По маршруту Высоцкого
Давид Карапетян ошибся: по уточнению директора Гуляйпольского краеведческого музея Любовь Геньбы, которой, конечно же, было известно о поездке Высоцкого в Гуляйполе, племянницы батьки Махно жили не на Степной улице, а на Товарищеской — в доме еще одного брата Нестора Ивановича, Карпа. Дом сохранился по сию пору, но прямые родственники батьки Махно давно в нем не обитают — род батьки оборвался [условно, конечно] тринадцать лет назад со смертью внучатого племянника Нестора Ивановича Виктора Яланского. Так что дом Карпа Махно [в нем некогда даже махновский штаб размещался] находится сейчас под присмотром вдовы Виктора Ивановича 75-летней Любови Федоровны, дай, Бог, ей здоровья и благополучия за доброе сердце и за сохранение памяти о легендарном атамане из Гуляйполя [Любовь Федоровна свое жилище превратила в своеобразный музей батьки Махно], которого, увы, так и не сыграл в кино Владимир Высоцкий.
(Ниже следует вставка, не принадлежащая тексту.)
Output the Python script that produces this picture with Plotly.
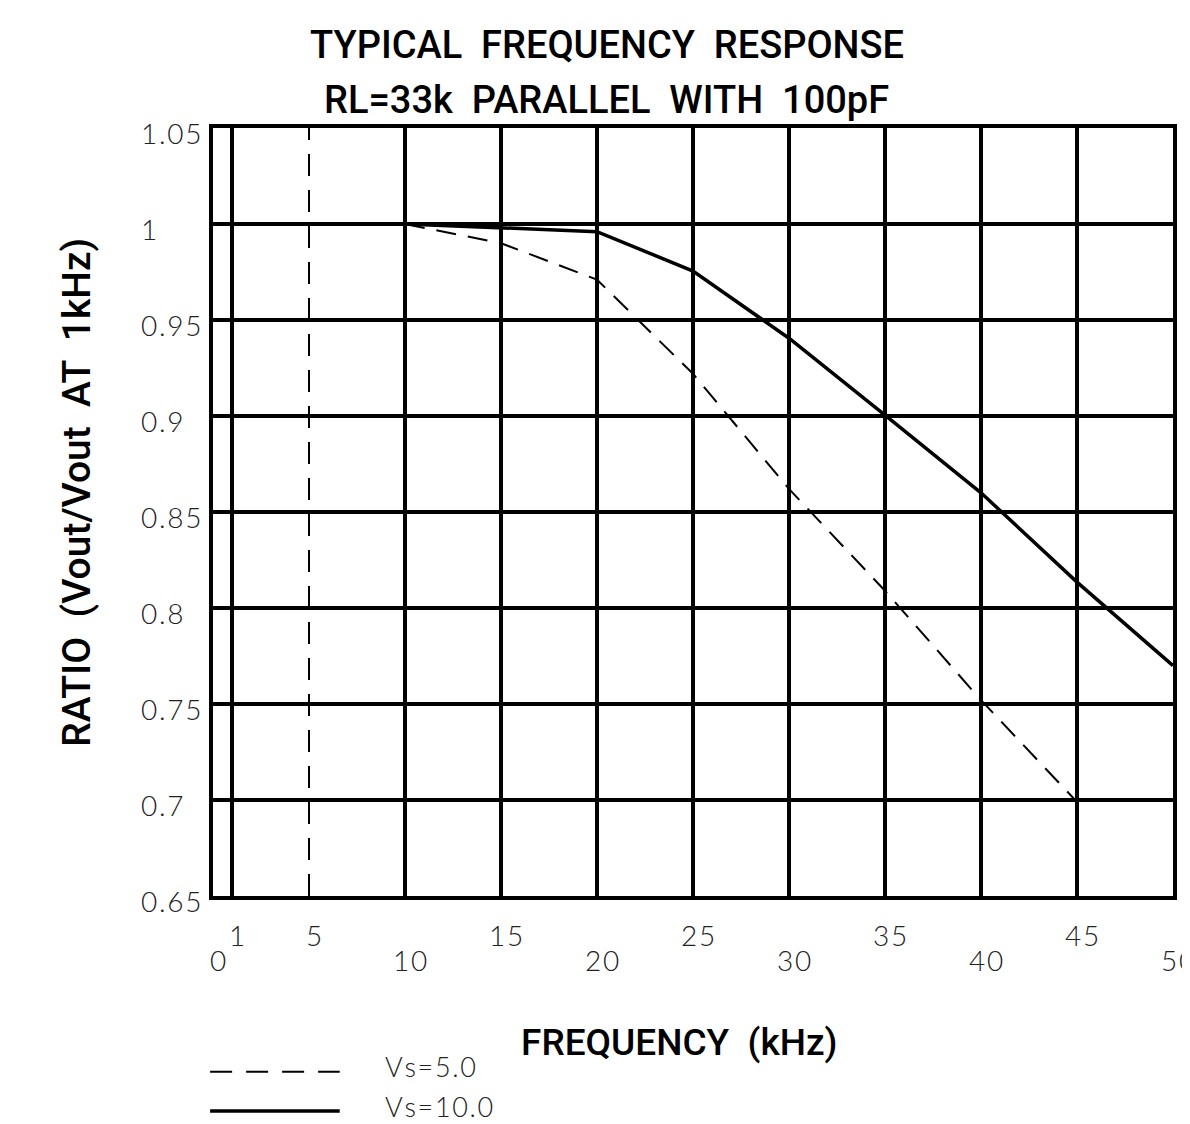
import plotly.graph_objects as go

# ---- data ----
freq_khz = [10, 15, 20, 25, 30, 35, 40, 45, 50]
ratio_vs5 = [1.000, 0.990, 0.971, 0.922, 0.862, 0.809, 0.752, 0.699]
ratio_vs10 = [1.000, 0.998, 0.996, 0.9755, 0.9405, 0.9005, 0.860, 0.8135, 0.770]

series_names = ["Vs=5.0", "Vs=10.0"]

x_grid_vals = [1, 10, 15, 20, 25, 30, 35, 40, 45]
x_dashed_grid = [5]
x_tick_upper = [1, 5, 15, 25, 35, 45]
x_tick_lower = [0, 10, 20, 30, 40, 50]
y_tick_vals = [0.65, 0.70, 0.75, 0.80, 0.85, 0.90, 0.95, 1.00, 1.05]
y_tick_text = ["0.65", "0.7", "0.75", "0.8", "0.85", "0.9", "0.95", "1", "1.05"]

title_lines = ["TYPICAL  FREQUENCY  RESPONSE", "RL=33k  PARALLEL  WITH  100pF"]
x_title = "FREQUENCY  (kHz)"
y_title = "RATIO  (Vout/Vout  AT  1kHz)"

TICK_FONT = dict(family="Lato, Roboto, sans-serif", size=28, color="#222", weight=300)
HEAD_FAMILY = "Roboto, Liberation Sans, sans-serif"


def spaced(s):
    return "\u200a".join(list(s))


fig = go.Figure()

fig.add_trace(go.Scatter(
    x=freq_khz[:len(ratio_vs5)], y=ratio_vs5, mode="lines", name=series_names[0],
    line=dict(color="black", width=2, dash="20px,12px"), showlegend=False))
fig.add_trace(go.Scatter(
    x=freq_khz, y=ratio_vs10, mode="lines", name=series_names[1],
    line=dict(color="black", width=3.5), showlegend=False))

# dashed vertical grid line
for xv in x_dashed_grid:
    fig.add_shape(type="line", xref="x", yref="paper", x0=xv, x1=xv, y0=0, y1=1,
                  line=dict(color="black", width=2, dash="22px,14px"), layer="below")

annotations = []
for xv in x_tick_upper:
    annotations.append(dict(x=xv, y=0, xref="x", yref="paper", yanchor="middle", yshift=-39, xshift=5,
                            text=spaced(str(xv)), showarrow=False, font=TICK_FONT))
for xv in x_tick_lower:
    annotations.append(dict(x=xv, y=0, xref="x", yref="paper", yanchor="middle", yshift=-64, xshift=5,
                            text=spaced(str(xv)), showarrow=False, font=TICK_FONT))
for yv, yt in zip(y_tick_vals, y_tick_text):
    annotations.append(dict(x=-0.077, y=yv, xref="paper", yref="y", xanchor="left", yanchor="middle",
                            yshift=-5, text=spaced(yt), showarrow=False, font=TICK_FONT))

annotations.append(dict(x=0.41, y=1, xref="paper", yref="paper", yanchor="middle", yshift=83,
                        text=title_lines[0], showarrow=False,
                        font=dict(family=HEAD_FAMILY, size=38, color="black", weight=500)))
annotations.append(dict(x=0.41, y=1, xref="paper", yref="paper", yanchor="middle", yshift=28,
                        text=title_lines[1], showarrow=False,
                        font=dict(family=HEAD_FAMILY, size=38, color="black", weight=500)))
annotations.append(dict(x=0.485, y=0, xref="paper", yref="paper", yanchor="middle", yshift=-146,
                        text=x_title, showarrow=False,
                        font=dict(family=HEAD_FAMILY, size=37, color="black", weight=500)))
annotations.append(dict(x=-0.142, y=0.5, xref="paper", yref="paper", xanchor="center", yanchor="middle",
                        textangle=-90, yshift=20, text=y_title, showarrow=False,
                        font=dict(family=HEAD_FAMILY, size=39, color="black", weight=500)))

# legend (custom)
legend_y = [-0.229, -0.280]
legend_dash = ["22px,14px", None]
legend_width = [2, 3.5]
for name, ly, dsh, w in zip(series_names, legend_y, legend_dash, legend_width):
    line = dict(color="black", width=w)
    if dsh:
        line["dash"] = dsh
    fig.add_shape(type="line", xref="paper", yref="paper", x0=-0.003, x1=0.132, y0=ly, y1=ly, line=line)
    annotations.append(dict(x=0.177, y=ly, xref="paper", yref="paper", xanchor="left", yanchor="middle",
                            yshift=5, text=spaced(name), showarrow=False,
                            font=dict(TICK_FONT, size=27)))

fig.update_layout(
    width=1190, height=1124,
    margin=dict(l=205, r=25, t=120, b=236),
    paper_bgcolor="white", plot_bgcolor="white",
    annotations=annotations,
    xaxis=dict(range=[0, 50], tickvals=x_grid_vals, showticklabels=False, ticks="",
               showgrid=True, gridcolor="black", gridwidth=4, zeroline=False,
               showline=True, linecolor="black", linewidth=4, mirror=True),
    yaxis=dict(range=[0.65, 1.05], tickvals=y_tick_vals, showticklabels=False, ticks="",
               showgrid=True, gridcolor="black", gridwidth=4, zeroline=False,
               showline=True, linecolor="black", linewidth=4, mirror=True),
)

fig.write_html("out.html")
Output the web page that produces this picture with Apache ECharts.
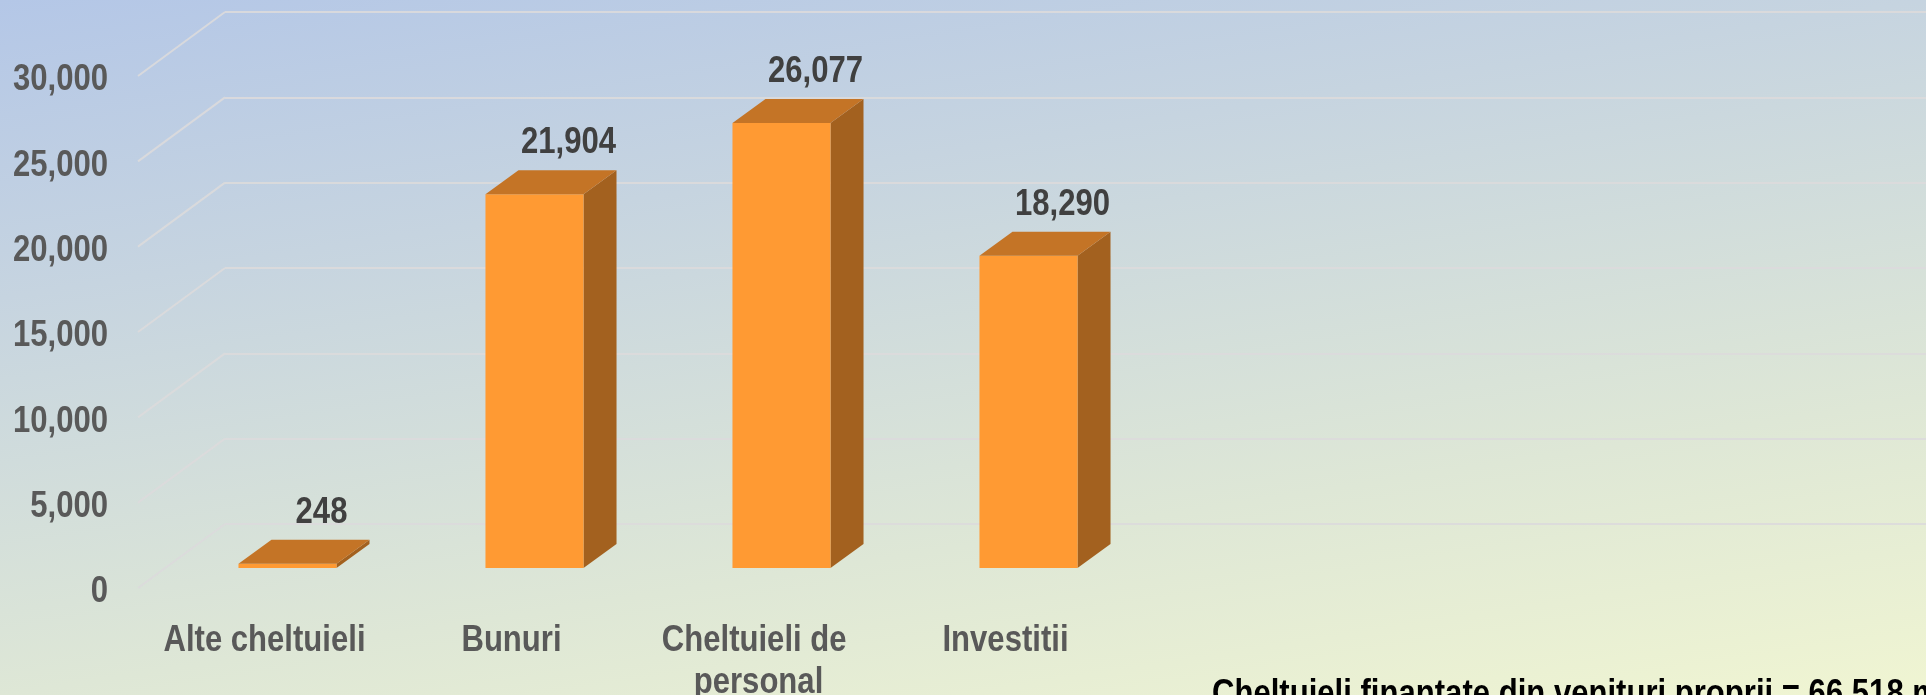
<!DOCTYPE html>
<html>
<head>
<meta charset="utf-8">
<script src="https://cdn.jsdelivr.net/npm/echarts@6/dist/echarts.min.js"></script>
<style>
  html, body { margin: 0; padding: 0; }
  #chart { width: 1926px; height: 695px; }
</style>
</head>
<body>
<div id="chart"></div>
<script>
// date grafic
const categories = ['Alte cheltuieli', 'Bunuri', 'Cheltuieli de personal', 'Investitii'];
const values = [248, 21904, 26077, 18290];
const yTicks = [0, 5000, 10000, 15000, 20000, 25000, 30000];
const footNote = 'Cheltuieli finantate din venituri proprii = 66,518 mii lei';

// fontul e ingust (tip Arial Narrow) -> Liberation Sans bold comprimat pe orizontala
const FONT = 'bold 37px "Liberation Sans", Arial, sans-serif';
const NARROW = 0.84;
const DX = 33, DY = 24;           // adancimea barei
const WALL_DX = 87, WALL_DY = 64; // adancimea podelei

const chart = echarts.init(document.getElementById('chart'));

function fmt(v) {
  return v.toLocaleString('en-US');
}

function narrowText(x, y, text, fill, align, vAlign, extra) {
  return {
    type: 'text', x: x, y: y, scaleX: NARROW,
    style: Object.assign({ text: text, x: 0, y: 0, align: align, verticalAlign: vAlign, font: FONT, fill: fill }, extra || {})
  };
}

function renderBar(params, api) {
  const v = api.value(1);
  const base = api.coord([api.value(0), 0]);
  const top = api.coord([api.value(0), v]);
  const w = api.size([1, 0])[0] * 0.397;
  const x0 = base[0] - w / 2, x1 = base[0] + w / 2;
  const yb = base[1], yt = top[1];
  return {
    type: 'group',
    children: [
      { type: 'polygon', shape: { points: [[x1, yt], [x1 + DX, yt - DY], [x1 + DX, yb - DY], [x1, yb]] },
        style: { fill: '#a3611f' } },
      { type: 'rect', shape: { x: x0, y: yt, width: w, height: yb - yt },
        style: { fill: '#ff9a33' } },
      { type: 'polygon', shape: { points: [[x0, yt], [x1, yt], [x1 + DX, yt - DY], [x0 + DX, yt - DY]] },
        style: { fill: '#c47426' } },
      narrowText(base[0] + DX + 1, yt - DY - 27, fmt(v), '#404040', 'center', 'middle')
    ]
  };
}

function renderDiag(params, api) {
  const p = api.coord([0, api.value(1)]);
  return {
    type: 'line',
    shape: { x1: p[0] - WALL_DX, y1: p[1] + WALL_DY, x2: p[0], y2: p[1] },
    style: { stroke: 'rgba(220,218,220,0.9)', lineWidth: 2 }
  };
}

function renderYLabel(params, api) {
  const p = api.coord([0, api.value(1)]);
  return narrowText(params.coordSys.x - 33, p[1] + 4, fmt(api.value(1)), '#595959', 'right', 'middle');
}

function renderXLabel(params, api) {
  const p = api.coord([api.value(0), 0]);
  return narrowText(p[0], p[1] + 32, categories[params.dataIndex], '#595959', 'center', 'top',
    { width: 240 / NARROW, overflow: 'break', lineHeight: 42 });
}

const option = {
  backgroundColor: {
    type: 'linear', x: 0, y: 0, x2: 150, y2: 970, global: true,
    colorStops: [
      { offset: 0, color: '#b4c7e7' },
      { offset: 0.3, color: '#c6d4e0' },
      { offset: 0.7, color: '#dee7d6' },
      { offset: 1, color: '#f0f5d2' }
    ]
  },
  animation: false,
  graphic: [
    Object.assign(narrowText(1212, 676, footNote, '#000', 'left', 'top'), { silent: true })
  ],
  grid: [
    { left: 225, top: 12, height: 512, right: -20 },   // perete spate
    { left: 164, top: 56, height: 512, width: 988 },   // fata barelor
    { left: 141, top: 76, height: 512, width: 988 }    // fata podelei
  ],
  xAxis: [
    { gridIndex: 0, type: 'value', min: 0, max: 1, show: false },
    { gridIndex: 1, type: 'category', data: categories, show: false },
    { gridIndex: 2, type: 'category', data: categories, show: false }
  ],
  yAxis: [
    { gridIndex: 0, type: 'value', min: 0, max: 30000, interval: 5000,
      axisLine: { show: false }, axisTick: { show: false }, axisLabel: { show: false },
      splitLine: { lineStyle: { color: 'rgba(220,218,220,0.9)', width: 2 } } },
    { gridIndex: 1, type: 'value', min: 0, max: 30000, interval: 5000, show: false },
    { gridIndex: 2, type: 'value', min: 0, max: 30000, interval: 5000, show: false }
  ],
  series: [
    { type: 'custom', xAxisIndex: 0, yAxisIndex: 0, renderItem: renderDiag, clip: false,
      data: yTicks.map(v => [0, v]), silent: true },
    { type: 'custom', xAxisIndex: 2, yAxisIndex: 2, renderItem: renderYLabel, clip: false,
      data: yTicks.map(v => [0, v]), silent: true },
    { type: 'custom', xAxisIndex: 2, yAxisIndex: 2, renderItem: renderXLabel, clip: false,
      data: categories.map((c, i) => [i, 0]), silent: true },
    { type: 'custom', xAxisIndex: 1, yAxisIndex: 1, renderItem: renderBar, clip: false,
      data: values.map((v, i) => [i, v]) }
  ]
};

chart.setOption(option);
</script>
</body>
</html>
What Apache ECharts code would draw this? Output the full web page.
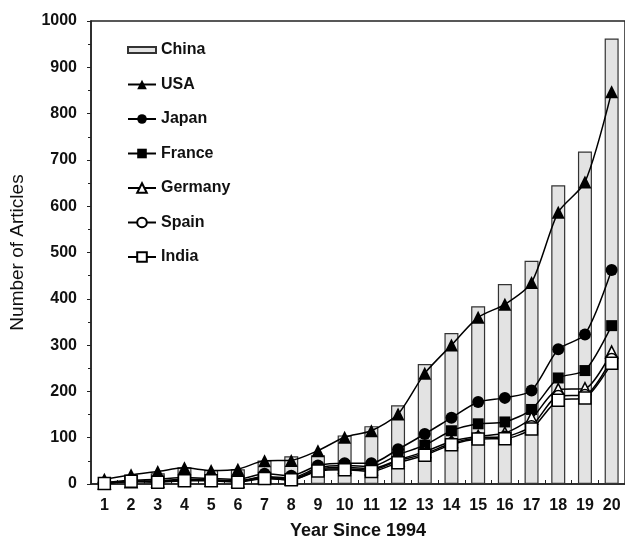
<!DOCTYPE html>
<html>
<head>
<meta charset="utf-8">
<script src="https://cdn.jsdelivr.net/npm/echarts@6/dist/echarts.min.js"></script>
<style>
  html, body { margin: 0; padding: 0; background: #fff; }
  #chart { width: 625px; height: 545px; }
</style>
</head>
<body>
<div id="chart"></div>
<script>
// years since 1994
const years = ['1', '2', '3', '4', '5', '6', '7', '8', '9', '10', '11', '12', '13', '14', '15', '16', '17', '18', '19', '20']

const china = [5, 20, 23, 36, 30, 32, 51, 60, 62, 105, 125, 170, 259, 326, 384, 432, 482, 645, 718, 962]
const usa = [10, 20, 27, 35, 29, 32, 50, 51, 72, 101, 115, 151, 239, 300, 360, 388, 435, 587, 652, 847]
const japan = [3, 8, 10, 14, 12, 10, 22, 18, 40, 45, 45, 75, 108, 143, 177, 186, 202, 291, 323, 462]
const france = [2, 6, 7, 10, 9, 7, 16, 13, 35, 40, 38, 63, 84, 115, 130, 134, 161, 229, 245, 342]
const germany = [2, 5, 6, 9, 8, 6, 15, 10, 32, 36, 33, 52, 70, 92, 103, 110, 142, 204, 206, 285]
const spain = [1, 6, 5, 8, 8, 5, 13, 9, 30, 33, 30, 50, 65, 88, 100, 102, 125, 190, 192, 270]
const india = [1, 6, 4, 7, 7, 4, 12, 9, 28, 31, 27, 46, 62, 85, 97, 98, 119, 181, 186, 261]

const FONT = '"Liberation Sans", Arial, sans-serif'

const chart = echarts.init(document.getElementById('chart'))

// 折线系列的公共样式
const lineSeries = (name, data, symbol, filled, size) => ({
  name,
  type: 'line',
  data,
  smooth: 0.25,
  symbol,
  symbolSize: size,
  lineStyle: { color: '#000', width: 1.5 },
  itemStyle: {
    color: filled ? '#000' : '#fff',
    borderColor: '#000',
    borderWidth: filled ? 0 : 1.5
  },
  emphasis: { disabled: true }
})

const option = {
  animation: false,
  backgroundColor: '#fff',
  textStyle: { fontFamily: FONT },
  grid: {
    left: 88,
    right: -1,
    top: 21,
    bottom: 56,
    show: true,
    borderColor: '#222',
    borderWidth: 1.5
  },
  legend: {
    orient: 'vertical',
    left: 122,
    top: 37,
    itemWidth: 28,
    itemHeight: 12,
    itemGap: 18.5,
    textStyle: { fontFamily: FONT, fontSize: 16, fontWeight: 'bold', color: '#111', lineHeight: 16 },
    data: [
      { name: 'China', icon: 'path://M0,0 M0,3 L28,3 L28,9 L0,9 Z M28,12' },
      'USA', 'Japan', 'France', 'Germany', 'Spain', 'India'
    ]
  },
  xAxis: {
    type: 'category',
    data: years,
    boundaryGap: true,
    name: 'Year Since 1994',
    nameLocation: 'middle',
    nameGap: 38,
    nameTextStyle: { fontFamily: FONT, fontSize: 18, fontWeight: 'bold', color: '#111' },
    axisLine: { lineStyle: { color: '#222', width: 1.5 } },
    axisTick: { show: true, inside: true, length: 4, alignWithLabel: false, lineStyle: { color: '#222' } },
    axisLabel: { fontFamily: FONT, fontSize: 16, fontWeight: 'bold', color: '#111', margin: 14 },
    splitLine: { show: false }
  },
  yAxis: {
    type: 'value',
    min: 0,
    max: 1000,
    interval: 100,
    name: 'Number of Articles',
    nameLocation: 'middle',
    nameGap: 64,
    nameTextStyle: { fontFamily: FONT, fontSize: 19, color: '#111' },
    axisLine: { show: true, lineStyle: { color: '#222', width: 1.5 } },
    axisTick: { show: true, length: 4, lineStyle: { color: '#222' } },
    minorTick: { show: true, splitNumber: 2, length: 3, lineStyle: { color: '#222' } },
    axisLabel: { fontFamily: FONT, fontSize: 16, fontWeight: 'bold', color: '#111', margin: 14, formatter: v => String(v) },
    splitLine: { show: false }
  },
  series: [
    {
      name: 'China',
      type: 'bar',
      data: china,
      barWidth: 14,
      itemStyle: { color: '#e3e3e3', borderColor: '#333', borderWidth: 1.2 },
      emphasis: { disabled: true }
    },
    lineSeries('USA', usa, 'triangle', true, 13),
    lineSeries('Japan', japan, 'circle', true, 12),
    lineSeries('France', france, 'rect', true, 11),
    lineSeries('Germany', germany, 'triangle', false, 12),
    lineSeries('Spain', spain, 'circle', false, 11),
    lineSeries('India', india, 'rect', false, 12)
  ]
}

chart.setOption(option)
</script>
</body>
</html>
…Выше я уже сравнивал описываемое Давидом Карапетеном с сегодняшним днем. Не могу не удержаться и еще от одной, несколько длинной, но очень важной цитаты из его воспоминаний. Важной для понимания сути происходящего нынче на Востоке Украины:
«Вечером того же дня, уже в городе, Володя рассказывал о нашей поездке, и было заметно, что он уже входит, вживается в роль Махно… Дочка хозяйки дополнила наши впечатления: она пересказала нам воспоминания своей бабушки из Новоселовки о великом исходе 1919 года, когда жители всего повстанческого района под натиском Деникина снялись с насиженных мест и потянулись вслед за отступающей махновской армией на Запад, в сторону Умани. Это и был известный в истории махновщины период «анархической республики на колесах», во время которого дерзким маневром Махно удалось перехитрить и разбить белых, сорвав — на свою беду — их победный марш на Москву. Сбылось предвидение Сталина, что именно Махно «съест» Добровольческую армию.
Благодарность комиссаров не заставила себя ждать. Уже спустя несколько месяцев славный ловчий революции Феликс Дзержинский призвал «истреблять махновцев, как бешеных зверей»… [Советская] власть задолго до Гитлера трактовала пакты, договоры, соглашения как буржуазный предрассудок, как «исторический хлам». Следуя своей извращенной логике, она и не скрывала, что «с теми, кто, подобно Махно, пытается сохранить свое самостоятельное существование рядом с властью Советской Республики, следует расправляться беспощадно, как с деникинскими агентами».